In server.pem, the web interface stores the certificate followed by the private key.

What is important to know is that the httpd init script also runs “openssl verify”, probably to make sure that the user-provided certificates actually work and not have the lighttpd crash-loop. What’s unfortunate about this is that “openssl verify” verifies only the first certificate it finds in the PEM file. In case you want to use an SSL certificate that is actually verified by a trusted CA, this implies that the first certificate in the .pem file needs to be the CA certificate itself (because the IPMI does not have a certificate store). In my case, I tried the order “CA, intermediate CA, certificate, private key”. However, lighttpd will not load the certificates and just exit with an error:

2014-01-09 23:51:06: (network.c.601) SSL: Private key does not match the
certificate public key, reason: error:0B080074:x509 certificate
routines:X509_check_private_key:key values mismatch server.pem 

There are two possible workarounds for this problem:

SSL method 1: Get “OK” into the certificate

This is the most fun method.
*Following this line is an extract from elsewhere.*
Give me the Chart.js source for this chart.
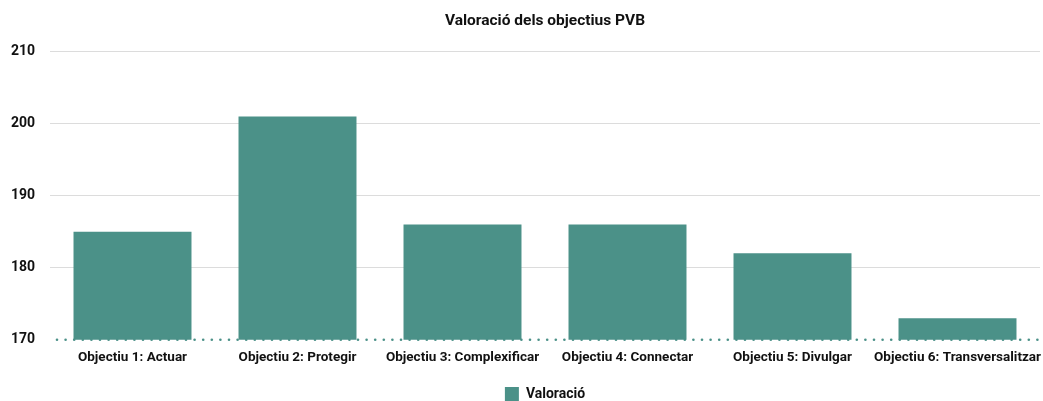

You just need to manage to get the string “OK” into any of your certificate’s fields — the common name will do. Note that this is case sensitive, so if your CA converts hostnames to lower case before issuing the certificate, this won’t work. In case they don’t, a certificate issued for e.g. foobar-OK.stapelberg.de will happily pass the init script’s check. This is because the “openssl verify” output includes the certificate’s fields in the output, and the init script merely greps for “OK”:

# …
openssl verify $CERT_FILE > /tmp/cert.st 2>&1;
if [ -z "`cat /tmp/cert.st | grep OK`" ];then 
# …
else
    echo "SSL certificate verified OK."                    
fi

SSL method 2: Use a self-signed certificate

It’s not quite as clean, but you can just use a self-signed certificate, created as follows:

openssl req -x509 -nodes -newkey rsa:2048 -keyout key.pem -out cert.pem -days 365

The common name is where you want to enter the DNS that points to your IPMI. Afterwards, you can just upload cert.pem as certificate and key.pem as private key in the web interface.

Conclusion

The server seems to work pretty well, but the IPMI clearly still needs some work. It’s essentially an embedded computer, to a large part closed source, with questionable security/code quality and only somewhat reliable remote management capabilities. In addition to the inherent port flapping with the “shared” ethernet configuration I described above, the iKVM server also crashed on me once.

Let’s see if SuperMicro (or ATEN, the company that actually makes the IPMI) is willing to improve things :).